Gewahrsein (I) - es ist verwickelt

Die Einzigartigkeit jedes Standpunktes, jedes Blickwinkels kann offenbar nur "überwunden" werden, indem der Standpunkt zu anderen Standpunkten wechselt. Und wiederkehrt. In solchem Wechsel allein, der auch als stetige Änderung erscheinen kann, liegt die Einheit der Welt.

Das Erfassen dieser dynamischen Einheit geht über bloßes Bewusstsein hinaus, weil Bewusstsein (I) immer zu umschreibender Kondensation neigt, das heißt zur Bildung symbolischer, quasistatischer Gegenstände.
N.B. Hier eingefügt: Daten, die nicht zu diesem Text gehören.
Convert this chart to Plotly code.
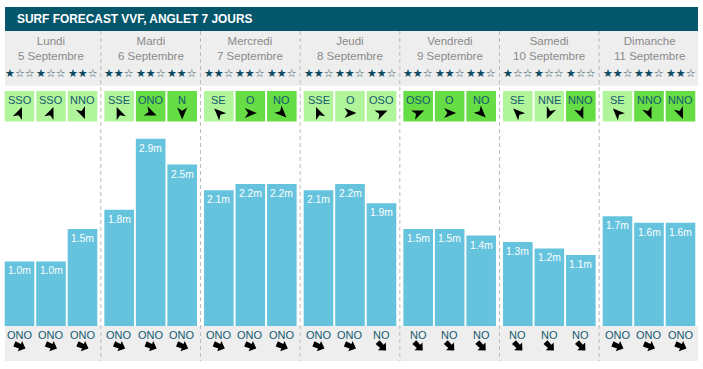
import math
import plotly.graph_objects as go

# ---------------- data ----------------
days = ["Lundi", "Mardi", "Mercredi", "Jeudi", "Vendredi", "Samedi", "Dimanche"]
dates = ["5 Septembre", "6 Septembre", "7 Septembre", "8 Septembre",
         "9 Septembre", "10 Septembre", "11 Septembre"]
wave_height = [1.0, 1.0, 1.5, 1.8, 2.9, 2.5, 2.1, 2.2, 2.2, 2.1, 2.2, 1.9,
               1.5, 1.5, 1.4, 1.3, 1.2, 1.1, 1.7, 1.6, 1.6]
stars = [1, 1, 2, 2, 2, 2, 2, 2, 2, 2, 2, 2, 2, 2, 2, 1, 1, 1, 2, 2, 2]
wind_dir = ["SSO", "SSO", "NNO", "SSE", "ONO", "N", "SE", "O", "NO",
            "SSE", "O", "OSO", "OSO", "O", "NO", "SE", "NNE", "NNO",
            "SE", "NNO", "NNO"]
wind_offshore = [0, 0, 0, 0, 1, 1, 0, 1, 1, 0, 0, 0, 1, 1, 1, 0, 0, 1, 0, 1, 1]
swell_dir = ["ONO", "ONO", "ONO", "ONO", "ONO", "ONO", "ONO", "ONO", "ONO",
             "ONO", "ONO", "NO", "NO", "NO", "NO", "NO", "NO", "NO",
             "ONO", "ONO", "ONO"]
title = "SURF FORECAST VVF, ANGLET 7 JOURS"

COMPASS = {"N": 0, "NNE": 22.5, "NE": 45, "ENE": 67.5, "E": 90, "ESE": 112.5,
           "SE": 135, "SSE": 157.5, "S": 180, "SSO": 202.5, "SO": 225,
           "OSO": 247.5, "O": 270, "ONO": 292.5, "NO": 315, "NNO": 337.5}

# ---------------- geometry ----------------
W, H = 703, 369
SLOT_PX = 31.5       # pixel distance between bars inside a day
X0_PX = 19.5         # centre of first bar
DAY = 3.164          # day width in slot units
BASE_PX = 326        # pixel row of zero height
PX_PER_M = 64.6
BAR_W = 0.94


def xd(px):
    return (px - X0_PX) / SLOT_PX


def yd(py):
    return (BASE_PX - py) / PX_PER_M


def xp(xdata):
    return X0_PX + xdata * SLOT_PX


# arrow outlines (pixel offsets, tip pointing up)
NAV_ARROW = [(0, -6.5), (5, 5.5), (0, 2.3), (-5, 5.5)]
FAT_ARROW = [(0, -6.5), (5.6, -0.5), (2.4, -0.5), (2.8, 5.5), (-2.8, 5.5),
             (-2.4, -0.5), (-5.6, -0.5)]


def arrow_path(cx_px, cy_px, angle_deg, outline):
    a = math.radians(angle_deg)
    ca, sa = math.cos(a), math.sin(a)
    pts = []
    for dx, dy in outline:
        rx = dx * ca - dy * sa
        ry = dx * sa + dy * ca
        pts.append("%.4f,%.4f" % (xd(cx_px + rx), yd(cy_px + ry)))
    return "M" + "L".join(pts) + "Z"


n_per_day = 3
xpos = [d * DAY + s for d in range(len(days)) for s in range(n_per_day)]

TEAL = "#04566b"
GREY_BG = "#eeeeee"
LIGHT_G = "#b1f59b"
DARK_G = "#66dd44"
BAR_C = "#65c3de"
LBL_C = "#14596f"

fig = go.Figure()
fig.add_trace(go.Bar(x=xpos, y=wave_height, width=BAR_W,
                     marker=dict(color=BAR_C, line=dict(width=0)),
                     hoverinfo="skip"))

shapes = []
shapes.append(dict(type="rect", xref="x", yref="y", x0=xd(5), x1=xd(698),
                   y0=yd(31), y1=yd(7), fillcolor=TEAL, line=dict(width=0),
                   layer="below"))
shapes.append(dict(type="rect", xref="x", yref="y", x0=xd(5), x1=xd(698),
                   y0=yd(86), y1=yd(31), fillcolor=GREY_BG, line=dict(width=0),
                   layer="below"))
shapes.append(dict(type="rect", xref="x", yref="y", x0=xd(5), x1=xd(698),
                   y0=yd(361), y1=yd(326), fillcolor=GREY_BG, line=dict(width=0),
                   layer="below"))
for d in range(len(days) - 1):
    xm = (d * DAY + 2 + (d + 1) * DAY) / 2
    shapes.append(dict(type="line", xref="x", yref="y", x0=xm, x1=xm,
                       y0=yd(31), y1=yd(361),
                       line=dict(color="#bbbbbb", width=1, dash="4px,3px"),
                       layer="below"))
for i, (x, g) in enumerate(zip(xpos, wind_offshore)):
    shapes.append(dict(type="rect", xref="x", yref="y",
                       x0=x - BAR_W / 2, x1=x + BAR_W / 2,
                       y0=yd(121.5), y1=yd(91),
                       fillcolor=DARK_G if g else LIGHT_G, line=dict(width=0),
                       layer="below"))
    tip = (COMPASS[wind_dir[i]] + 180) % 360
    shapes.append(dict(type="path", xref="x", yref="y",
                       path=arrow_path(xp(x), 113, tip, NAV_ARROW),
                       fillcolor="black", line=dict(width=0), layer="above"))
    tip = (COMPASS[swell_dir[i]] + 180) % 360
    shapes.append(dict(type="path", xref="x", yref="y",
                       path=arrow_path(xp(x), 346, tip, FAT_ARROW),
                       fillcolor="black", line=dict(width=0), layer="above"))

ann = []
ann.append(dict(x=xd(15), y=yd(18.5), xref="x", yref="y", text="<b>%s</b>" % title,
                showarrow=False, xanchor="left", yanchor="middle",
                font=dict(family="Liberation Sans, Arial", size=11.9, color="white")))
for d, (dn, dt) in enumerate(zip(days, dates)):
    cx = d * DAY + 1
    ann.append(dict(x=cx, y=yd(48.3), xref="x", yref="y", text=dn + "<br>" + dt,
                    showarrow=False, borderpad=0,
                    font=dict(family="Liberation Sans, Arial", size=11.5, color="#8a8a8a")))

for i, x in enumerate(xpos):
    s = stars[i]
    txt = ("<span style='color:#0b4a60'>" + "★" * s + "</span>"
           + "<span style='color:#2f5563'>" + "☆" * (3 - s) + "</span>")
    ann.append(dict(x=x, y=yd(73.3), xref="x", yref="y", text=txt, showarrow=False,
                    font=dict(family="DejaVu Sans", size=11)))
    ann.append(dict(x=x, y=yd(99.5), xref="x", yref="y", text=wind_dir[i],
                    showarrow=False, borderpad=0,
                    font=dict(family="Liberation Sans, Arial", size=11, color=LBL_C)))
    ann.append(dict(x=x, y=wave_height[i], xref="x", yref="y",
                    text="%.1fm" % wave_height[i], showarrow=False, yshift=-9.5,
                    font=dict(family="Liberation Sans, Arial", size=10.3, color="white")))
    ann.append(dict(x=x, y=yd(334.5), xref="x", yref="y", text=swell_dir[i],
                    showarrow=False, borderpad=0,
                    font=dict(family="Liberation Sans, Arial", size=11, color=LBL_C)))

fig.update_layout(
    width=W, height=H, margin=dict(l=0, r=0, t=0, b=0),
    paper_bgcolor="white", plot_bgcolor="white",
    showlegend=False, hovermode=False,
    shapes=shapes, annotations=ann,
    xaxis=dict(range=[xd(0), xd(W)], visible=False, fixedrange=True),
    yaxis=dict(range=[yd(H), yd(0)], visible=False, fixedrange=True),
)

fig.write_html("out.html", config={"displayModeBar": False},
               post_script="document.body.style.margin='0';"
                           "document.body.style.overflow='hidden';")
Dagegen ist der Wechsel zu anderen Standpunkten - anderen individuellen Einstellungen - natürlich offener. Die Wahrnehmung dieses Wechsels nenne ich deshalb Gewahrsein.

Gewahrsein ist also niemals "fest". Es ist immer das Werden von etwas anderem, genauer gesagt von vielem anderen: Es entsteht ständig aus dieser Wechselbewegung und besteht nur in ihr. Es ist damit auch Wahrnehmung von Potential.
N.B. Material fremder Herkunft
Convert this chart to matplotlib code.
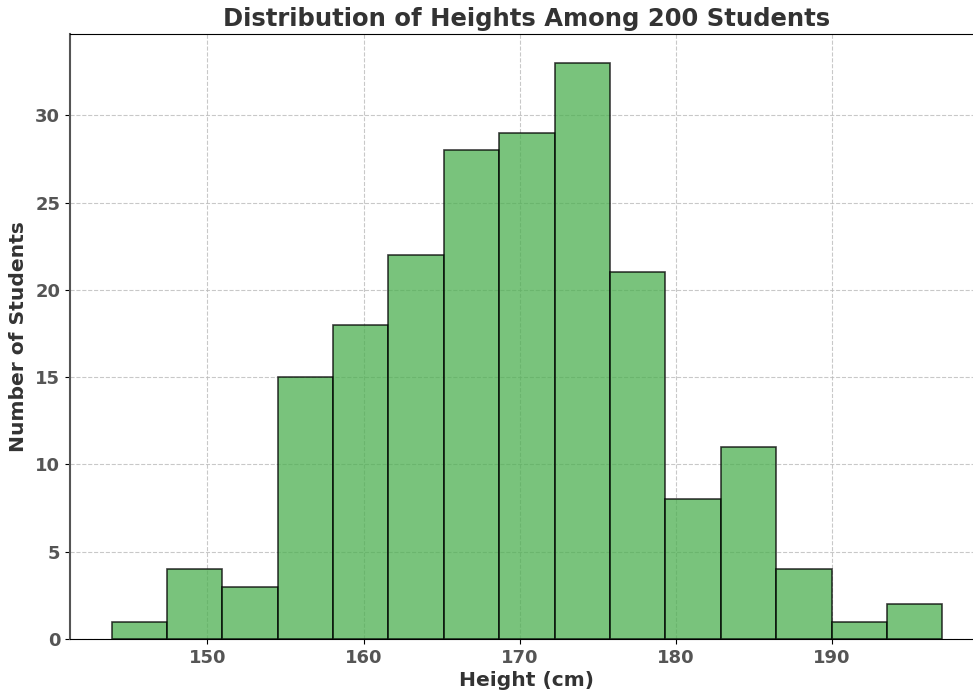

Doch wessen Potential? Nein, nicht unseres, falls mit "unser" ein quasistatisches Selbstbild gemeint sein soll. Denn ein solches Bild wäre schon weitgehend festgelegt. Stattdessen, um beispielsweise von der Individualität eines Beamten zu der eines Hobbykünstlers zu wechseln, muss der Beamte "aufgelöst" und neu zum Künstler verdichtet werden. Nicht der Beamte hat sich bewegt, sondern der Wechsel vom einen zum anderen wurde unterschiedlich zusammengewickelt. Dabei sind sich sowohl der Beamte als auch der Künstler ihres alternativen Selbst gewahr. Außerdem sind sich beide der potentiellen Blickwinkel auf dem Weg vom Büro ins Atelier und wieder zurück gewahr. Und sie sind sich darüber hinaus der möglichen Einstellungen im Kino oder Theater gewahr. Und der unterschiedlichen Positionen innerhalb des Büros, des Ateliers und des Zuhauses.

Das Gewahrsein ändert sich zwar mit jeder Einstellung, aber es bezieht alle potentiellen Standpunkte ein. Mal hat der eine Vorrang - er ist mehr real und weniger potentiell -, mal der andere. Mal ist das Gewahrsein beschränkter, zum Beispiel auf die Seiten einer Akte, dann wieder offener mit Blick ins Leben. Aber selbst in der Akte kommt gelegentlich der Künstler zum Tragen, und im Künstler der Pedant. Und Zuhause alle beide.

Geistig wechseln wir schneller als psychisch oder körperlich, denn Psyche und Körper sind "gefestigter". Die psychische Wechselstruktur ist tiefer verwickelt, und auch der Körper ist das Ergebnis von relativ stabilen Wechseln ("Wechselwirkungen"), die wir kaum überschauen. Doch es gibt strenggenommen keine Stelle, an der wir sagen können "Jetzt haben wir die Position gewechselt", denn "wir" bestehen ausschließlich aus verwickelten Wechseln. Es gibt im Grunde nur Gewahrsein.

Doch wer gewahrt den Wechsel des Gewahrseins? Eine schöne Fangfrage.

In Wirklichkeit ist Gewahrsein immer Wechsel zwischen anderem Gewahrsein, nämlich zwischen Perspektiven der ganzen Wechselei. Das Gewahrsein wechselt wie gesagt den Rang, die Hierarchie der potentiellen Einstellungen. Wenn das "Beamtenwesen" spricht, schweigt die Inspiration überwiegend und umgekehrt. Wessen sich der Beamte jedoch ebenfalls gewahr ist, ist der Nachrang seines Gewahrseins im Gewahrsein des Künstlers (und so weiter). Mit dem Gewahrsein wechselt dann auch die ganze Verschachtelung von absteigenden Prioritäten, Blickwinkeln und Drehungen.

Was also gewahren wir kurz gesagt?
  • Alles Einzigartige ist in allem Einzigartigen enthalten.
  • Der Wechsel der Einzigartigkeit ist das Natürlichste der Welt.